Instructions for the task — Your copy should be exact, beginning at the line containing "Generate a Python" and ending at the line containing "plt.rcParams['font.weight'] = 'bold'", with both lines kept and every picture dropped.

Provided data —

▬▬▬▬▬▬

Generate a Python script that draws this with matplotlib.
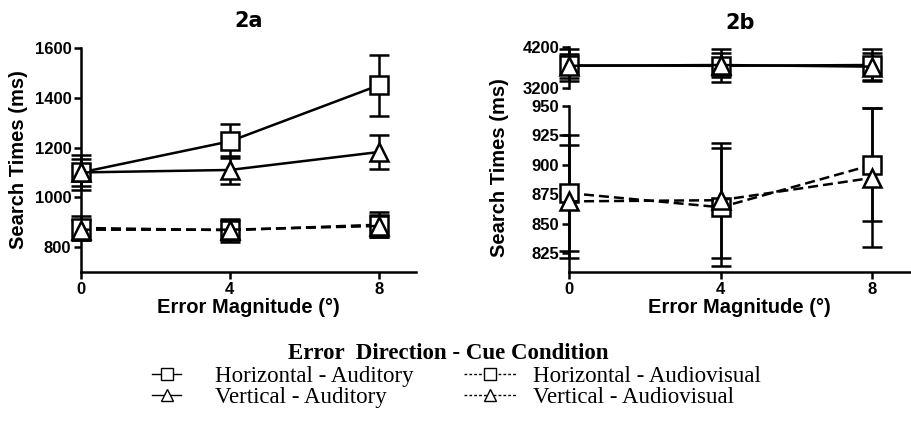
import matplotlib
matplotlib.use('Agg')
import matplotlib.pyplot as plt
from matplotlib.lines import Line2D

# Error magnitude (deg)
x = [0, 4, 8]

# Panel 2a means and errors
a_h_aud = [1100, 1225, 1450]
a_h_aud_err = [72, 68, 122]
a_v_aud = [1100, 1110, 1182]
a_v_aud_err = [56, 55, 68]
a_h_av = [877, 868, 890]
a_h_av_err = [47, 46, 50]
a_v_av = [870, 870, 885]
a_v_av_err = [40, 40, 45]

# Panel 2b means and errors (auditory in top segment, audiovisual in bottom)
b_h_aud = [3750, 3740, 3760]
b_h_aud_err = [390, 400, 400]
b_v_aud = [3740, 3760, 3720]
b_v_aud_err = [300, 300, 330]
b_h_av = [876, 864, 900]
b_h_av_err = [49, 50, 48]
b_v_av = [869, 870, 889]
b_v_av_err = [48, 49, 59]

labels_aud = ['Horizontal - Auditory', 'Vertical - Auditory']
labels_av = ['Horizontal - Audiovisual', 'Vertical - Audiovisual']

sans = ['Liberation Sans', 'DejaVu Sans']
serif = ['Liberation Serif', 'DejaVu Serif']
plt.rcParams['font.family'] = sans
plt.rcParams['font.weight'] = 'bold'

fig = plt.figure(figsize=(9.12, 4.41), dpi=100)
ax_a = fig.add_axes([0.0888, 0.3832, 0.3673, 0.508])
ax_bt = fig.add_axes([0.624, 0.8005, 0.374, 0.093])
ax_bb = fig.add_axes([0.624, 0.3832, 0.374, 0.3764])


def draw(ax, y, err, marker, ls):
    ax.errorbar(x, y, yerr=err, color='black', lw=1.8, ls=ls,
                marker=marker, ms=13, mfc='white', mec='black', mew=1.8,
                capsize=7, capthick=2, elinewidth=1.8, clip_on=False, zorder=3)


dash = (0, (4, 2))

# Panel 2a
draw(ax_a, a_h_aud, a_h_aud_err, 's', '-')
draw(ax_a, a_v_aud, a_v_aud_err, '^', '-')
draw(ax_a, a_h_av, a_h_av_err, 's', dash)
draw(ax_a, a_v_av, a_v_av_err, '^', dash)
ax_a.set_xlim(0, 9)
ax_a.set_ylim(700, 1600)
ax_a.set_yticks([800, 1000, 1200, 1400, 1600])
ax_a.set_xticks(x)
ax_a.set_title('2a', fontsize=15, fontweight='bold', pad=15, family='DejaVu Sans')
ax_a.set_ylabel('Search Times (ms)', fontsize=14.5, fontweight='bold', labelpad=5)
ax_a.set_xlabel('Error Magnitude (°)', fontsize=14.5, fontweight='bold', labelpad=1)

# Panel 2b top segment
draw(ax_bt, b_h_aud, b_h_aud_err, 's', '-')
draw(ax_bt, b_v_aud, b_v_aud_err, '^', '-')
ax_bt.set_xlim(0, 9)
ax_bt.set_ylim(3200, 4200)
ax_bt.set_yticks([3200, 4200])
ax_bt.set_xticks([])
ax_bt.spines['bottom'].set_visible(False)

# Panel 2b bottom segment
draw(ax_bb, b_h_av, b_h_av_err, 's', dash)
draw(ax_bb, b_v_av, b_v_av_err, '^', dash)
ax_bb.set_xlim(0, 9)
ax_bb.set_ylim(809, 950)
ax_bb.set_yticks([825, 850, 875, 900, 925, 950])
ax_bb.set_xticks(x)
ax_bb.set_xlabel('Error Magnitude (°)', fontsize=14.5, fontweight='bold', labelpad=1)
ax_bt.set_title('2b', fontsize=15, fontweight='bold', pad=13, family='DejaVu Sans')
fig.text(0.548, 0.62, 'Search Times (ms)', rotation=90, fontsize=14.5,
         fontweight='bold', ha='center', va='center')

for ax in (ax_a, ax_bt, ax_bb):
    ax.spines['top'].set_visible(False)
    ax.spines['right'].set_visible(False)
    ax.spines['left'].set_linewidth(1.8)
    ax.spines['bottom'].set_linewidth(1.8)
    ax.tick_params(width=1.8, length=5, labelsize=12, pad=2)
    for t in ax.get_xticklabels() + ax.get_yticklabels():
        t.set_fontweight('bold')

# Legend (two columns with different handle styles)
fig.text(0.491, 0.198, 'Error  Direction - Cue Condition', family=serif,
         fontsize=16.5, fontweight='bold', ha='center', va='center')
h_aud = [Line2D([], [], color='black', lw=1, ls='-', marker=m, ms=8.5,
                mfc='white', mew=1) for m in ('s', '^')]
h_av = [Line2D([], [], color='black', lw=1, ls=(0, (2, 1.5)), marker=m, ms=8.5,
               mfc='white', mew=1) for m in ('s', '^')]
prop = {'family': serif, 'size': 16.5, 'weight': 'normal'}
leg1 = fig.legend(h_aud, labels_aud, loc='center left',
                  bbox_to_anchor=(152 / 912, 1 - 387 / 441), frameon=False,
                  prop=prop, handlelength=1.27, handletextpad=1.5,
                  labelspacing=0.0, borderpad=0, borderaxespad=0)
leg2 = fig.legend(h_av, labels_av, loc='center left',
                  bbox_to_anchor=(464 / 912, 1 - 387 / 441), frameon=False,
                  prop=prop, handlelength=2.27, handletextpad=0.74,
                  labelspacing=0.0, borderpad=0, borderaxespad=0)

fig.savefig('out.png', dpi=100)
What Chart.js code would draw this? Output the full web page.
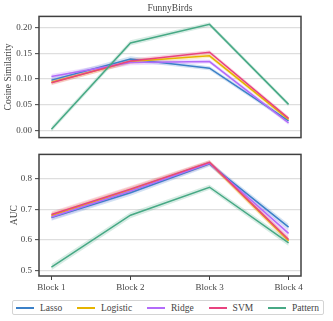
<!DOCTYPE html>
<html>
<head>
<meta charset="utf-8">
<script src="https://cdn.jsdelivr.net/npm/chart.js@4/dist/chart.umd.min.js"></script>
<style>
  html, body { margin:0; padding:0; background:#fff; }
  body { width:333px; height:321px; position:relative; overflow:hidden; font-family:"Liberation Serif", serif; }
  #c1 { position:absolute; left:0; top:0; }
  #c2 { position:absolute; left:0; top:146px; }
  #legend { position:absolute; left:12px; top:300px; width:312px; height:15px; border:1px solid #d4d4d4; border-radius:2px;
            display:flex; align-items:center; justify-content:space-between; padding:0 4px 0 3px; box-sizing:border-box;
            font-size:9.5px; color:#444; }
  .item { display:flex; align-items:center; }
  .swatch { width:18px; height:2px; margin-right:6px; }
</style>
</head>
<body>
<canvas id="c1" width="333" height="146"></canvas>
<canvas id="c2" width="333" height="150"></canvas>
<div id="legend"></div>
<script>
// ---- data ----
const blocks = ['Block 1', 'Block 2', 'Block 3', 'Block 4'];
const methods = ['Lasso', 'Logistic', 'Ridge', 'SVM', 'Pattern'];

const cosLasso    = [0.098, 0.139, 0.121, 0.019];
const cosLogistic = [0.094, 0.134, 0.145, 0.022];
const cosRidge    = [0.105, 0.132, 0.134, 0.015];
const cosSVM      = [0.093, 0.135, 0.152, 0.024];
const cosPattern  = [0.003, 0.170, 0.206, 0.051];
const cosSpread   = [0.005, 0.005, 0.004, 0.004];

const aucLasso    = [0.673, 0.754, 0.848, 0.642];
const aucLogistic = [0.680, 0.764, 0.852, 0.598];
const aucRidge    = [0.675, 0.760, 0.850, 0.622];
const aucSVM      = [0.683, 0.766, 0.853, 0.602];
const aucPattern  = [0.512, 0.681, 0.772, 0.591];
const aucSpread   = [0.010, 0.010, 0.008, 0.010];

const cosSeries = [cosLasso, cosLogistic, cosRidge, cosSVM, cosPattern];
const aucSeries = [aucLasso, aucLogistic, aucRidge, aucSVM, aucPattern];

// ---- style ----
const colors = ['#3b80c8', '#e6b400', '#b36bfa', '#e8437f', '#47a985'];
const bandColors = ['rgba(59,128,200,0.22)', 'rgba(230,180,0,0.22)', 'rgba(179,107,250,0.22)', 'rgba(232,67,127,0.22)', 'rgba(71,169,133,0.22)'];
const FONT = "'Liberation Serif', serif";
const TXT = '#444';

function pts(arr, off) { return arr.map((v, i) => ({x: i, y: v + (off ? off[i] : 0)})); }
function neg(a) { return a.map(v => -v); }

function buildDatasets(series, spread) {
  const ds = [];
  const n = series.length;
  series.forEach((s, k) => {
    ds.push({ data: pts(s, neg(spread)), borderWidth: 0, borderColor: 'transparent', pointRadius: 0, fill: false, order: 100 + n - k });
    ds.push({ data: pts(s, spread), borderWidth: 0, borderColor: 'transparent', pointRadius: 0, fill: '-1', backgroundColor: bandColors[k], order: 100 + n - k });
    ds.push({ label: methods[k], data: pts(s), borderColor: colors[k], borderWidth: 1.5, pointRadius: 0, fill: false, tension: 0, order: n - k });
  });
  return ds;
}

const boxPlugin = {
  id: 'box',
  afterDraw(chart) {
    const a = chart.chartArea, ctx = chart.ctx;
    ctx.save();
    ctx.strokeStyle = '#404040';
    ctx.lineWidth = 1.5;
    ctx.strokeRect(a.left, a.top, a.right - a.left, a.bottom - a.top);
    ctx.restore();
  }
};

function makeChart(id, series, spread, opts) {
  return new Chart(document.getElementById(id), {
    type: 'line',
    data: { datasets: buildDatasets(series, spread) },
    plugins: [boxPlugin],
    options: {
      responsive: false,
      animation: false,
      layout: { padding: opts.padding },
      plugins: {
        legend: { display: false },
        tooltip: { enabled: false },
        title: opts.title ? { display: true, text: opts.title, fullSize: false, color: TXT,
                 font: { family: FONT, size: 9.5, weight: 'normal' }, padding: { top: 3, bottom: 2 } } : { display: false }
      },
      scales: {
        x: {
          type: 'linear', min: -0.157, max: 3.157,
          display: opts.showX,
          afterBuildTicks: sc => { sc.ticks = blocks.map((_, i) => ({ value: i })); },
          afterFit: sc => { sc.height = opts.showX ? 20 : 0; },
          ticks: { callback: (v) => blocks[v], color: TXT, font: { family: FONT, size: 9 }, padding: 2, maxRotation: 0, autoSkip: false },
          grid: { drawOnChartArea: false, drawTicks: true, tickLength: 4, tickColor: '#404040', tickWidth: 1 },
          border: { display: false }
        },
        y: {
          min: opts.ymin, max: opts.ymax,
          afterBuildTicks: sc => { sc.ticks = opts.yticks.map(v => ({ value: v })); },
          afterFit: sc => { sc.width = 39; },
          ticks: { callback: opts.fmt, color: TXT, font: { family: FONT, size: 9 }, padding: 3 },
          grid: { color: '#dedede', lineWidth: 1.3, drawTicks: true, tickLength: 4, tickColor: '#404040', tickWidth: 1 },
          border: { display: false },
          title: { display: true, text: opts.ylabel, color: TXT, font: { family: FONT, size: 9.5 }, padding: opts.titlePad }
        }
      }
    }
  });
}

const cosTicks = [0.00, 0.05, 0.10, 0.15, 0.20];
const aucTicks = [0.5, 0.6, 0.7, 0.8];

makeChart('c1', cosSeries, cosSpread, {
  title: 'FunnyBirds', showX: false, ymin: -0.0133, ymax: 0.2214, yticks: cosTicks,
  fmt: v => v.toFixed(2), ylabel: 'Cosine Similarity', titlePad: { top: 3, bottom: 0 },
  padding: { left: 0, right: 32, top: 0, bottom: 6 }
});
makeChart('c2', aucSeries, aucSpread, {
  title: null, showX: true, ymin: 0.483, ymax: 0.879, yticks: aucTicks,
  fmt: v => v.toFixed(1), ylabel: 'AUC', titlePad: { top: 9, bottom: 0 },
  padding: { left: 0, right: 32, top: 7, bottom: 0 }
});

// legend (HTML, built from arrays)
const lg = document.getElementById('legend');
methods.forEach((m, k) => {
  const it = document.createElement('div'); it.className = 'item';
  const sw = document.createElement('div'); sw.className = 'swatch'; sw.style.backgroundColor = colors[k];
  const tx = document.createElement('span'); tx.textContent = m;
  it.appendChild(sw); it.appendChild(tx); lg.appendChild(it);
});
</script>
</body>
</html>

▬▬▬▬▬▬

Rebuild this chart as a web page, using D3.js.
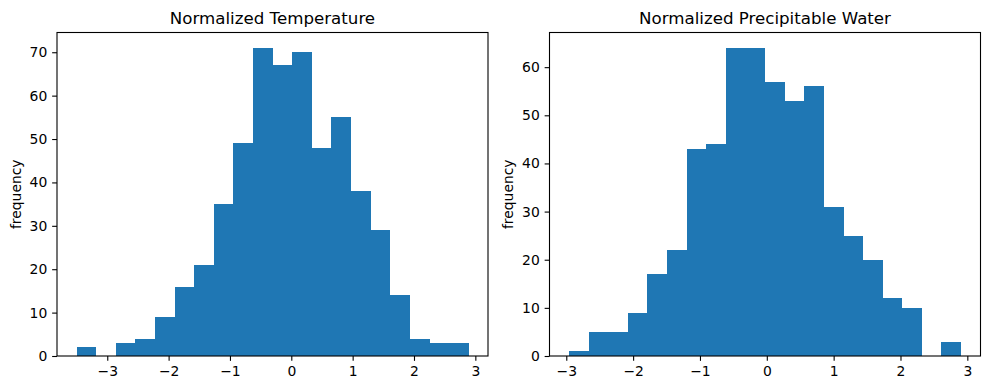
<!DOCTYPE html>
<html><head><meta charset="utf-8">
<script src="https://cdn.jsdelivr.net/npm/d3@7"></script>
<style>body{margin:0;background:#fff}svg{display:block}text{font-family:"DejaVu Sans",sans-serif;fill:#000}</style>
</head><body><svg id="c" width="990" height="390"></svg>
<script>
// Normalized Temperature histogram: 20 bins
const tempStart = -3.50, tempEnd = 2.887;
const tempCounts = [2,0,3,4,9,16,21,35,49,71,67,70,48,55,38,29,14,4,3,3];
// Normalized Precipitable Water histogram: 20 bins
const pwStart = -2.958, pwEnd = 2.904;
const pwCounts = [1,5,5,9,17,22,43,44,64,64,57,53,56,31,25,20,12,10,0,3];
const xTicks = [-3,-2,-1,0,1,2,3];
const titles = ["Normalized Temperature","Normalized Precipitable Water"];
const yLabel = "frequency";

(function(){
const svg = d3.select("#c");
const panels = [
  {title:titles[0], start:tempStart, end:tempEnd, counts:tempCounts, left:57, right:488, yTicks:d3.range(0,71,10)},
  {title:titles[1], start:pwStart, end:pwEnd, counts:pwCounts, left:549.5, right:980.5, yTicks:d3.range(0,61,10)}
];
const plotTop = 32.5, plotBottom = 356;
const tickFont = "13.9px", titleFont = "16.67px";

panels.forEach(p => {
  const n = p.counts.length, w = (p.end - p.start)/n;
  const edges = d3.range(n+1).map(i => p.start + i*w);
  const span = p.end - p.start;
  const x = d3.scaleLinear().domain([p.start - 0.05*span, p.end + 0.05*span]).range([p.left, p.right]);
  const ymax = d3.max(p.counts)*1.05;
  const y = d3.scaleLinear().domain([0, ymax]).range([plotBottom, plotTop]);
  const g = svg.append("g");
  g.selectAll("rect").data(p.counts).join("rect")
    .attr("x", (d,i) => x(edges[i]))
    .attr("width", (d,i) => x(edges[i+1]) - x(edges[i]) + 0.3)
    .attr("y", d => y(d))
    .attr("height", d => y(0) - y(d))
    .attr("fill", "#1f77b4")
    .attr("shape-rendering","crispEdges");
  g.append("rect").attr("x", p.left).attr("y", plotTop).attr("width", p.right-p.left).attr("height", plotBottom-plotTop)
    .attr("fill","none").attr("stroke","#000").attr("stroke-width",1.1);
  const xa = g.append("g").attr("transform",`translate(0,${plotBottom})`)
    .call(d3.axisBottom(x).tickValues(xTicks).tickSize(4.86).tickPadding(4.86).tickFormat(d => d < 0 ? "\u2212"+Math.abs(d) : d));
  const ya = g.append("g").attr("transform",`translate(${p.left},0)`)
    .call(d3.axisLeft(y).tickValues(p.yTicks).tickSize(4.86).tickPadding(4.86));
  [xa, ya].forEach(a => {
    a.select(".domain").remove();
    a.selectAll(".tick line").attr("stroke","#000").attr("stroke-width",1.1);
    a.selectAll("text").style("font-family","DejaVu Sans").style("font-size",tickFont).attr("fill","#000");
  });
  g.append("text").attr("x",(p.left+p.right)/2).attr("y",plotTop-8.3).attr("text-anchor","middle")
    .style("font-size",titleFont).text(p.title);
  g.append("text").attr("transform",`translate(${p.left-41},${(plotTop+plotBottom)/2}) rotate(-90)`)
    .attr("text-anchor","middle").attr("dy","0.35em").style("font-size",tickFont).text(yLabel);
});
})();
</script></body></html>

▬▬▬▬▬▬

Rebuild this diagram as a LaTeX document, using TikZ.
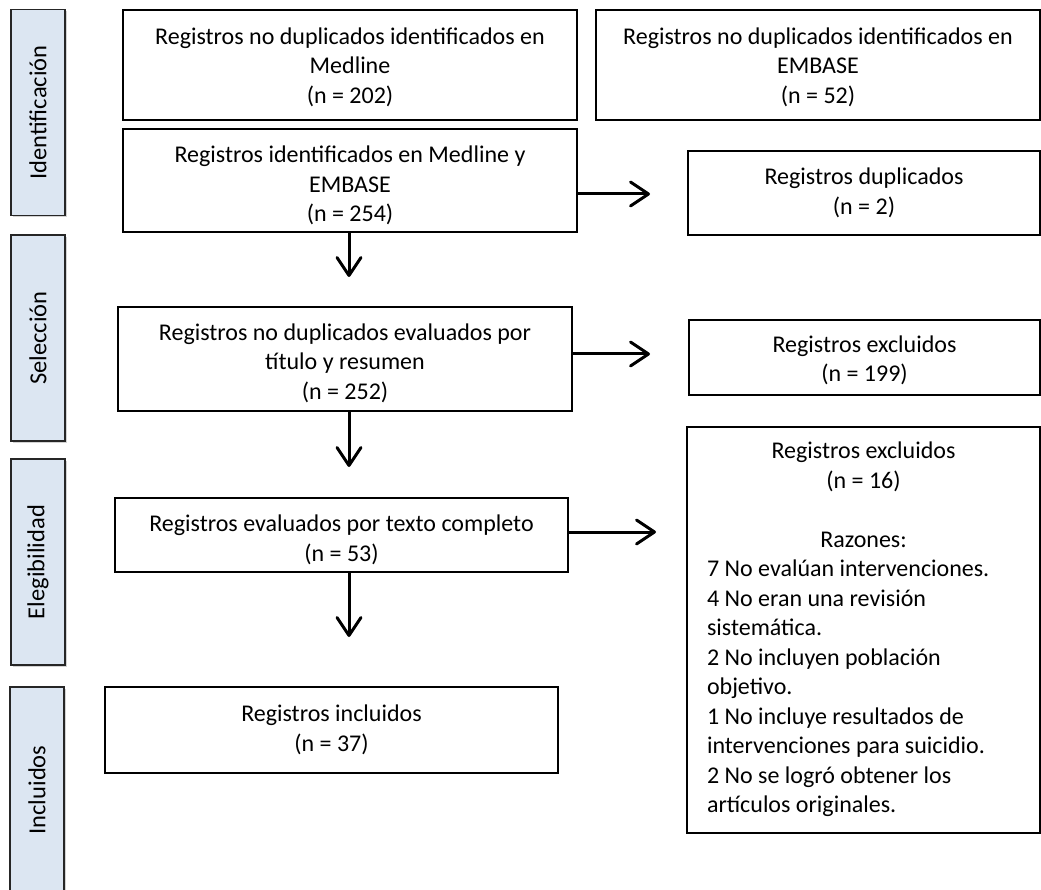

▬▬▬▬▬▬

Solved problem —
Generate a Python script that draws this with matplotlib.
import matplotlib
matplotlib.use('Agg')
import matplotlib.pyplot as plt
from matplotlib.lines import Line2D

# Error magnitude (deg)
x = [0, 4, 8]

# Panel 2a means and errors
a_h_aud = [1100, 1225, 1450]
a_h_aud_err = [72, 68, 122]
a_v_aud = [1100, 1110, 1182]
a_v_aud_err = [56, 55, 68]
a_h_av = [877, 868, 890]
a_h_av_err = [47, 46, 50]
a_v_av = [870, 870, 885]
a_v_av_err = [40, 40, 45]

# Panel 2b means and errors (auditory in top segment, audiovisual in bottom)
b_h_aud = [3750, 3740, 3760]
b_h_aud_err = [390, 400, 400]
b_v_aud = [3740, 3760, 3720]
b_v_aud_err = [300, 300, 330]
b_h_av = [876, 864, 900]
b_h_av_err = [49, 50, 48]
b_v_av = [869, 870, 889]
b_v_av_err = [48, 49, 59]

labels_aud = ['Horizontal - Auditory', 'Vertical - Auditory']
labels_av = ['Horizontal - Audiovisual', 'Vertical - Audiovisual']

sans = ['Liberation Sans', 'DejaVu Sans']
serif = ['Liberation Serif', 'DejaVu Serif']
plt.rcParams['font.family'] = sans
plt.rcParams['font.weight'] = 'bold'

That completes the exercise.